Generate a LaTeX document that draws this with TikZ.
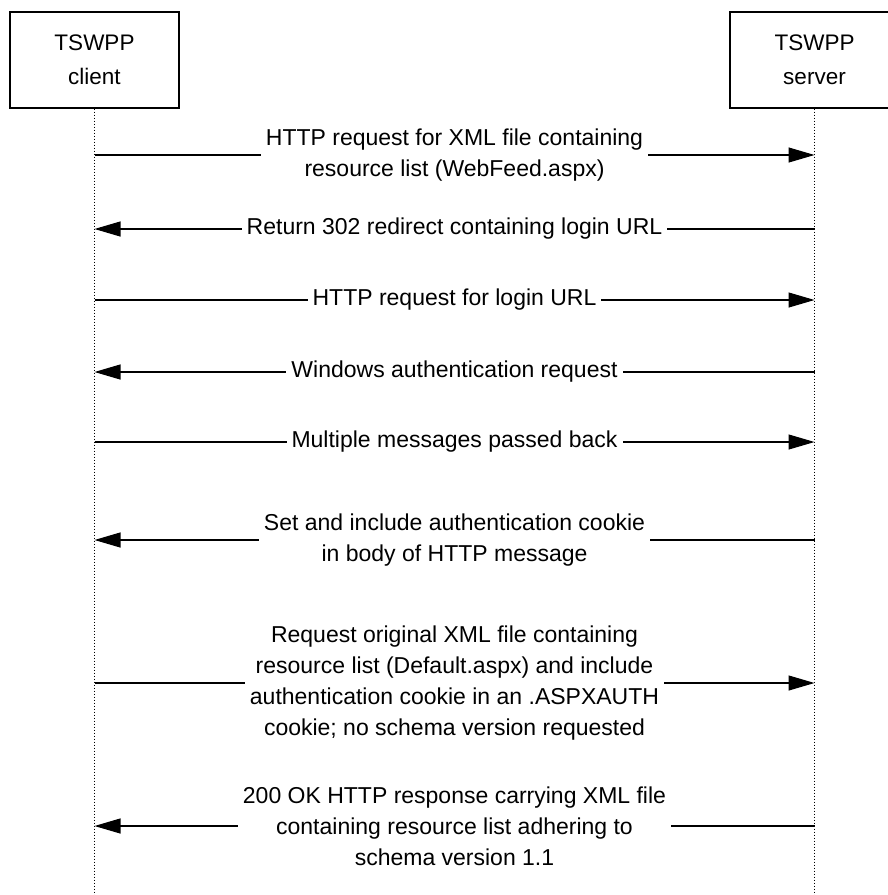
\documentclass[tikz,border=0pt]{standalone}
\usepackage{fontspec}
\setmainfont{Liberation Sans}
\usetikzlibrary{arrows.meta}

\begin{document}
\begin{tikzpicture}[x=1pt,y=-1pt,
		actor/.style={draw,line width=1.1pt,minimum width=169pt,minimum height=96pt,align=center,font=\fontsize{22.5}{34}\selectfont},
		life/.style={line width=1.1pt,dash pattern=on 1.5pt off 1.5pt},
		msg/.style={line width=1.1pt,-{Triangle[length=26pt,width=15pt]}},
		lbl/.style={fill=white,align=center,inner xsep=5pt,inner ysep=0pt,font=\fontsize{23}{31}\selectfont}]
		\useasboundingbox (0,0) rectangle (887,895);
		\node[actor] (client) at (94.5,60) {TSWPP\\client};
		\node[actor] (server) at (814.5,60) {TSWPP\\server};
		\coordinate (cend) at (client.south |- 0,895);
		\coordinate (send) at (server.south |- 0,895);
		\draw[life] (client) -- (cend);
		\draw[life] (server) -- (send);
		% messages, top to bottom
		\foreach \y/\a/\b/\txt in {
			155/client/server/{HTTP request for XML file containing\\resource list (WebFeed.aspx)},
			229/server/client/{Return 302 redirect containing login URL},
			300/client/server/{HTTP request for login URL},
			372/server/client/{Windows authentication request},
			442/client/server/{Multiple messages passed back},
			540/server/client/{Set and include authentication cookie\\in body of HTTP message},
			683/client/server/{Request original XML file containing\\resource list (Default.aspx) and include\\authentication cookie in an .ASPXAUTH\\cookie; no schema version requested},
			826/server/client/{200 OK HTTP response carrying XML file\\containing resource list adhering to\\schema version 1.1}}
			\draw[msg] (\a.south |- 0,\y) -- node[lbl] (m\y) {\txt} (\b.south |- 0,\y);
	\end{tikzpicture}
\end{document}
○ ○ ○ ○ ○ ○ ○
■ **The request**:
Leave the pictures out, and print every line of the listing exactly as written.

■ **Solution to this exercise**:
Generate a LaTeX document that draws this with TikZ.
\documentclass[tikz,border=0pt]{standalone}
\usepackage{fontspec}
\setmainfont{Liberation Sans}
\usetikzlibrary{arrows.meta}

\begin{document}
\begin{tikzpicture}[x=1pt,y=-1pt,
		actor/.style={draw,line width=1.1pt,minimum width=169pt,minimum height=96pt,align=center,font=\fontsize{22.5}{34}\selectfont},
		life/.style={line width=1.1pt,dash pattern=on 1.5pt off 1.5pt},
		msg/.style={line width=1.1pt,-{Triangle[length=26pt,width=15pt]}},
		lbl/.style={fill=white,align=center,inner xsep=5pt,inner ysep=0pt,font=\fontsize{23}{31}\selectfont}]
		\useasboundingbox (0,0) rectangle (887,895);
		\node[actor] (client) at (94.5,60) {TSWPP\\client};
		\node[actor] (server) at (814.5,60) {TSWPP\\server};
		\coordinate (cend) at (client.south |- 0,895);
		\coordinate (send) at (server.south |- 0,895);
		\draw[life] (client) -- (cend);
		\draw[life] (server) -- (send);
		% messages, top to bottom
		\foreach \y/\a/\b/\txt in {
			155/client/server/{HTTP request for XML file containing\\resource list (WebFeed.aspx)},
			229/server/client/{Return 302 redirect containing login URL},
			300/client/server/{HTTP request for login URL},
			372/server/client/{Windows authentication request},
			442/client/server/{Multiple messages passed back},
			540/server/client/{Set and include authentication cookie\\in body of HTTP message},
			683/client/server/{Request original XML file containing\\resource list (Default.aspx) and include\\authentication cookie in an .ASPXAUTH\\cookie; no schema version requested},
			826/server/client/{200 OK HTTP response carrying XML file\\containing resource list adhering to\\schema version 1.1}}
			\draw[msg] (\a.south |- 0,\y) -- node[lbl] (m\y) {\txt} (\b.south |- 0,\y);
	\end{tikzpicture}
\end{document}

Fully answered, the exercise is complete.